WRITTEN REQUEST:
Every line that holds the string "standalone" is to be identified and copied.

ITEMS:
START
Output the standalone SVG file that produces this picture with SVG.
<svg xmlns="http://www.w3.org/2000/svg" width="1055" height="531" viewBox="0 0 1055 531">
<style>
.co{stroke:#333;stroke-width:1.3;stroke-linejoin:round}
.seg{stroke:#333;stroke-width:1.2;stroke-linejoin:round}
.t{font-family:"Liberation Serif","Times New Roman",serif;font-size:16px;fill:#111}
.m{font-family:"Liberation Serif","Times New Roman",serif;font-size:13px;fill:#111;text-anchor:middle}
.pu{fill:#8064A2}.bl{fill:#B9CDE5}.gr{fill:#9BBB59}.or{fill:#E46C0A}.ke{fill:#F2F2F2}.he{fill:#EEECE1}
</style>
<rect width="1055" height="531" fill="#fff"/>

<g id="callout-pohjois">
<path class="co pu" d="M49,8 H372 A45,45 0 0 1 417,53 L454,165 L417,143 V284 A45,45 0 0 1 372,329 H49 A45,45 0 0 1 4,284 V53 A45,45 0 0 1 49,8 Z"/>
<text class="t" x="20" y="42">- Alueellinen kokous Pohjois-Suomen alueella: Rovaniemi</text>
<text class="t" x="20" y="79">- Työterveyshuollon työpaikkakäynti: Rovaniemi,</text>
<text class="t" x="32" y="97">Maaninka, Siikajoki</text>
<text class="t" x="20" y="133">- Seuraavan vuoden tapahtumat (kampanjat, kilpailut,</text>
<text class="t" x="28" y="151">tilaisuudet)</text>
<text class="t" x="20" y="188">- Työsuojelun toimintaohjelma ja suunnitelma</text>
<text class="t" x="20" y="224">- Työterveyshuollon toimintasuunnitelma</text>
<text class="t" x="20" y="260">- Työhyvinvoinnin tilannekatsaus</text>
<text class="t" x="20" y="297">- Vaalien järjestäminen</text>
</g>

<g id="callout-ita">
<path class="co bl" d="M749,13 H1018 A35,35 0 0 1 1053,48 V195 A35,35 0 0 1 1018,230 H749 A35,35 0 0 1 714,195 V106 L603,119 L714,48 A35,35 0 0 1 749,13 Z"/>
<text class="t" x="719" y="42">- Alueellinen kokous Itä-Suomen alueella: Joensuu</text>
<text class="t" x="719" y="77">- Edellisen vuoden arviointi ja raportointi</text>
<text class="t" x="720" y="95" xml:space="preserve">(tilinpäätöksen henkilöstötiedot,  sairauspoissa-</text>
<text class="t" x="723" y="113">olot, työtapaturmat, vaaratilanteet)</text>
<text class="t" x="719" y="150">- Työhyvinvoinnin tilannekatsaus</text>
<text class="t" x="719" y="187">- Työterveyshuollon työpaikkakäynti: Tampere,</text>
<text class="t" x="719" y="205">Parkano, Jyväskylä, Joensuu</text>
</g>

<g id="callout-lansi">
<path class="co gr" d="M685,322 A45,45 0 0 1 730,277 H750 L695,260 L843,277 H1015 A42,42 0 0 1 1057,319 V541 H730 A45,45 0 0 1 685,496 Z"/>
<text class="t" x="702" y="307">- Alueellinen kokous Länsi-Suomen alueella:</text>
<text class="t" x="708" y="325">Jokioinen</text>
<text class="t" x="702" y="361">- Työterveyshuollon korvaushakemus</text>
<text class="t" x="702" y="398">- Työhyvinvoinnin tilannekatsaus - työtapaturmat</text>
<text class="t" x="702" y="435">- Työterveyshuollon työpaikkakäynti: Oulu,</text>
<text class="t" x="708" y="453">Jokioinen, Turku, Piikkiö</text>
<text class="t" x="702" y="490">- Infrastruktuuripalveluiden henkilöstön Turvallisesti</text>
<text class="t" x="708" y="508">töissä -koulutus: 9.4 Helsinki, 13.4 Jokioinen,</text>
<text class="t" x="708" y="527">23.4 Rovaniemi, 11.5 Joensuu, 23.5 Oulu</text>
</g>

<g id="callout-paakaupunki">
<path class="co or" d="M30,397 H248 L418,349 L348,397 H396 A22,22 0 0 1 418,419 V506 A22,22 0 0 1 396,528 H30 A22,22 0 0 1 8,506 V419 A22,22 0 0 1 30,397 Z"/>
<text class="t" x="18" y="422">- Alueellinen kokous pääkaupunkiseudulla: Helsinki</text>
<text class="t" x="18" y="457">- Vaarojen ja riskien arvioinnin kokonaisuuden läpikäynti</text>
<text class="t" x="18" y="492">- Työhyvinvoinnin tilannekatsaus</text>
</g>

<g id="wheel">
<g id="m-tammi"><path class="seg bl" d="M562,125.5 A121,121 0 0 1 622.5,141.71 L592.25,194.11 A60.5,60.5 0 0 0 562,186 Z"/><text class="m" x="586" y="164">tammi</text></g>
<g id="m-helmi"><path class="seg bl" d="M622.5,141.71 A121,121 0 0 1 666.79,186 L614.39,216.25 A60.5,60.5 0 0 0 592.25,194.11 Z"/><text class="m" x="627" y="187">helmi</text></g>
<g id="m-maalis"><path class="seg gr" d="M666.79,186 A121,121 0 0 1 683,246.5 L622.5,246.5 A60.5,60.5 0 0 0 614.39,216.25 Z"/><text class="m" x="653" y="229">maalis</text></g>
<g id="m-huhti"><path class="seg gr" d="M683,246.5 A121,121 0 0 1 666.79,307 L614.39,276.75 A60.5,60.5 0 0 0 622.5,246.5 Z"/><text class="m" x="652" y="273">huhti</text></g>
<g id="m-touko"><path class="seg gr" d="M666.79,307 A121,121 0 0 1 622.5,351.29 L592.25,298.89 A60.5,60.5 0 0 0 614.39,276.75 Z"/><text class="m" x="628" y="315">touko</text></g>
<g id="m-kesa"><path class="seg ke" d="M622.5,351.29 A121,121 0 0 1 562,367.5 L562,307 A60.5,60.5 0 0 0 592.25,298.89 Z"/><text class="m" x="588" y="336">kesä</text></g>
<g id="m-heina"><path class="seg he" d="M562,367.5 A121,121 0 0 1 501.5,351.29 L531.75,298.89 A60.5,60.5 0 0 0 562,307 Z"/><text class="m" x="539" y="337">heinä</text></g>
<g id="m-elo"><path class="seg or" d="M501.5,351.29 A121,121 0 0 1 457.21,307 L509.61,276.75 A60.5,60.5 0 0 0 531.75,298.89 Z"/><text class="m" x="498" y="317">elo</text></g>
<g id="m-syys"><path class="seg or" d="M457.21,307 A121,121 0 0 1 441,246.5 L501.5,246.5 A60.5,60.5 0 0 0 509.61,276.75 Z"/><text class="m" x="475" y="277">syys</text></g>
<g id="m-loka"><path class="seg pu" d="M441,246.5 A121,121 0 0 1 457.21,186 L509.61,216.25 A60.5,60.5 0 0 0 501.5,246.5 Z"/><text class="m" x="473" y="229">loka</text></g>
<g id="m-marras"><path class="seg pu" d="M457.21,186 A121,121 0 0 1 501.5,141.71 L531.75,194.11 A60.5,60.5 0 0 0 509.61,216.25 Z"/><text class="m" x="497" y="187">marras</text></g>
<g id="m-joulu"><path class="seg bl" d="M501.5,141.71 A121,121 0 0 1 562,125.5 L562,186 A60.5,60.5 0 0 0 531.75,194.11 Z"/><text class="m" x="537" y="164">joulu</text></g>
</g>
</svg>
END
START
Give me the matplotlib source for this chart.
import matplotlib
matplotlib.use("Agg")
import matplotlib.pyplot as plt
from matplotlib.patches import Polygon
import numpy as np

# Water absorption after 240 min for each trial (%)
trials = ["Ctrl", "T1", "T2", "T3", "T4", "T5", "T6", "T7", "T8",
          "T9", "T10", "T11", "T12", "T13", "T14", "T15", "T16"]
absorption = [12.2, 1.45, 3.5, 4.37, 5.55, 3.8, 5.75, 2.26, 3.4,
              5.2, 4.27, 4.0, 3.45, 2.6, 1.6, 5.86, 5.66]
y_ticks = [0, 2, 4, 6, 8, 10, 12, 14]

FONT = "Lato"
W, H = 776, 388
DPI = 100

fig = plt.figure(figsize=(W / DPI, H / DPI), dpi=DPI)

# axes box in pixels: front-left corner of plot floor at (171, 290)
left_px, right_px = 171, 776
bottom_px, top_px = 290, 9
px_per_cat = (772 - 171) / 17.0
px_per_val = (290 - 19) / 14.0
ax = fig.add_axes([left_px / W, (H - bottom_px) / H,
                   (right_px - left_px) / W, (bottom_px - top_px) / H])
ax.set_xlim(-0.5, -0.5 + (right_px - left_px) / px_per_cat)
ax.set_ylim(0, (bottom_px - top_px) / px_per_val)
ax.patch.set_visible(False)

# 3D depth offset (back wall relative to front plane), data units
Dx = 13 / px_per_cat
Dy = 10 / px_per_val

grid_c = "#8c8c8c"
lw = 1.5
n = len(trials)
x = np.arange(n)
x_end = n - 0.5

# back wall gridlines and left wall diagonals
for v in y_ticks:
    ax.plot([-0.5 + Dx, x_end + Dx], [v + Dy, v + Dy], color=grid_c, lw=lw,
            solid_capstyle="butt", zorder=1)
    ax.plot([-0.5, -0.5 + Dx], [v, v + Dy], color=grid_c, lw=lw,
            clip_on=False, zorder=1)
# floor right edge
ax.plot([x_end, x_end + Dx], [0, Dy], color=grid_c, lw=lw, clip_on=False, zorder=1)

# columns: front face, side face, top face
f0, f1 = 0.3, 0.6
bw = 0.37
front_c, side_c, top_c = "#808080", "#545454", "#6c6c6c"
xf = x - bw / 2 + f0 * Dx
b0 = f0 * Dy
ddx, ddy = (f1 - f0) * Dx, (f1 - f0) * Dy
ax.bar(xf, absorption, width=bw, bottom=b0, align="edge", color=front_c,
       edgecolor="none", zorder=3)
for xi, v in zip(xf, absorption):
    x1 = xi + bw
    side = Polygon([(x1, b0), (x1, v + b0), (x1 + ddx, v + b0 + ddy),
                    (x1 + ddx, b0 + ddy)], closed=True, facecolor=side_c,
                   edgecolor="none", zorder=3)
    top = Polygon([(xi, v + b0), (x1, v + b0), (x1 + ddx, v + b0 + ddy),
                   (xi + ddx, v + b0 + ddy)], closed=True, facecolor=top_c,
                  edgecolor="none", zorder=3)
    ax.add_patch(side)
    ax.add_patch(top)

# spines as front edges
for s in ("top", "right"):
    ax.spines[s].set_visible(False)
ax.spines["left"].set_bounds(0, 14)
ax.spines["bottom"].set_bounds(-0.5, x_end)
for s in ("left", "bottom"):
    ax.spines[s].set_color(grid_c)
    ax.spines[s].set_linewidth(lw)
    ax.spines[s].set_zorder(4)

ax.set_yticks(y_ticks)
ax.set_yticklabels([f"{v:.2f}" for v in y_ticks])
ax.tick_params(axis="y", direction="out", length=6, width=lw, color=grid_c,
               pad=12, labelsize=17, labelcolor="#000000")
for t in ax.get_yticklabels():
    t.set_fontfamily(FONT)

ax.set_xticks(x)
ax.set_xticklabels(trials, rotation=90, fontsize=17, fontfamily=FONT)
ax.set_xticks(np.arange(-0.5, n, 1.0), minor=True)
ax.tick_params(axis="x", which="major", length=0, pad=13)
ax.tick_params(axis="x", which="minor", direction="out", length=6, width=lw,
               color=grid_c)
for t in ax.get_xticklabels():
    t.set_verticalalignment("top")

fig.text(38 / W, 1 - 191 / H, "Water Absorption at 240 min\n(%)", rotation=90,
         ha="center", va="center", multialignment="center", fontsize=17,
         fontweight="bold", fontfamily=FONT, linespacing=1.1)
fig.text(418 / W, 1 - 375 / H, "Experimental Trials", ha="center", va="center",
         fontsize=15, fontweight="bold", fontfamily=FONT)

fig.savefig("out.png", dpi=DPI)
END
START
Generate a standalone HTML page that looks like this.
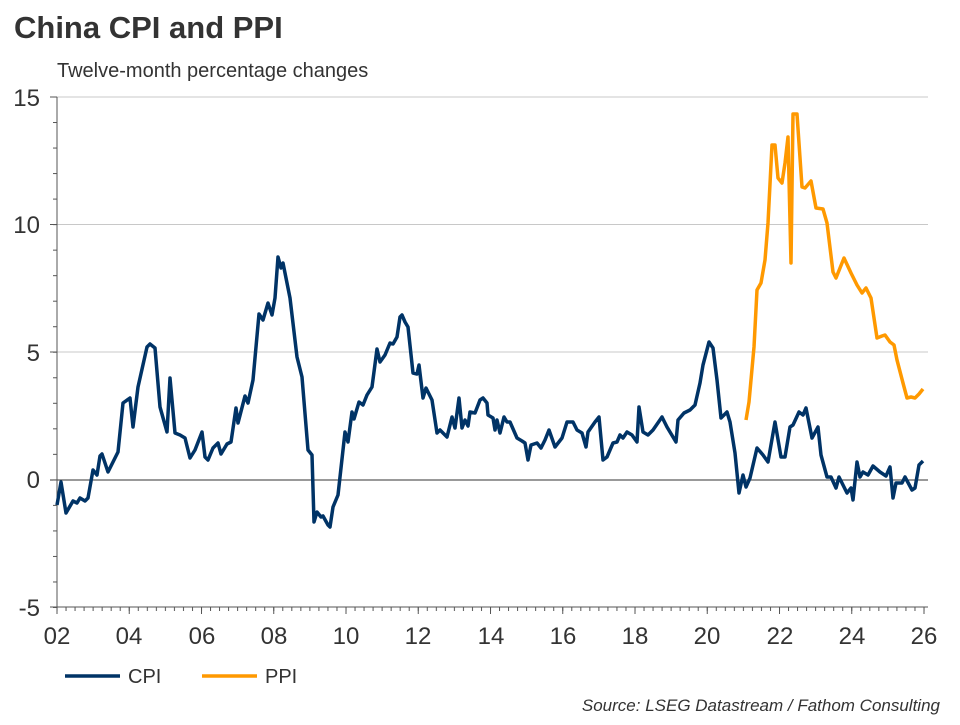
END
EXERCISE ANSWER:
Output the standalone SVG file that produces this picture with SVG.
Generate a standalone HTML page that looks like this.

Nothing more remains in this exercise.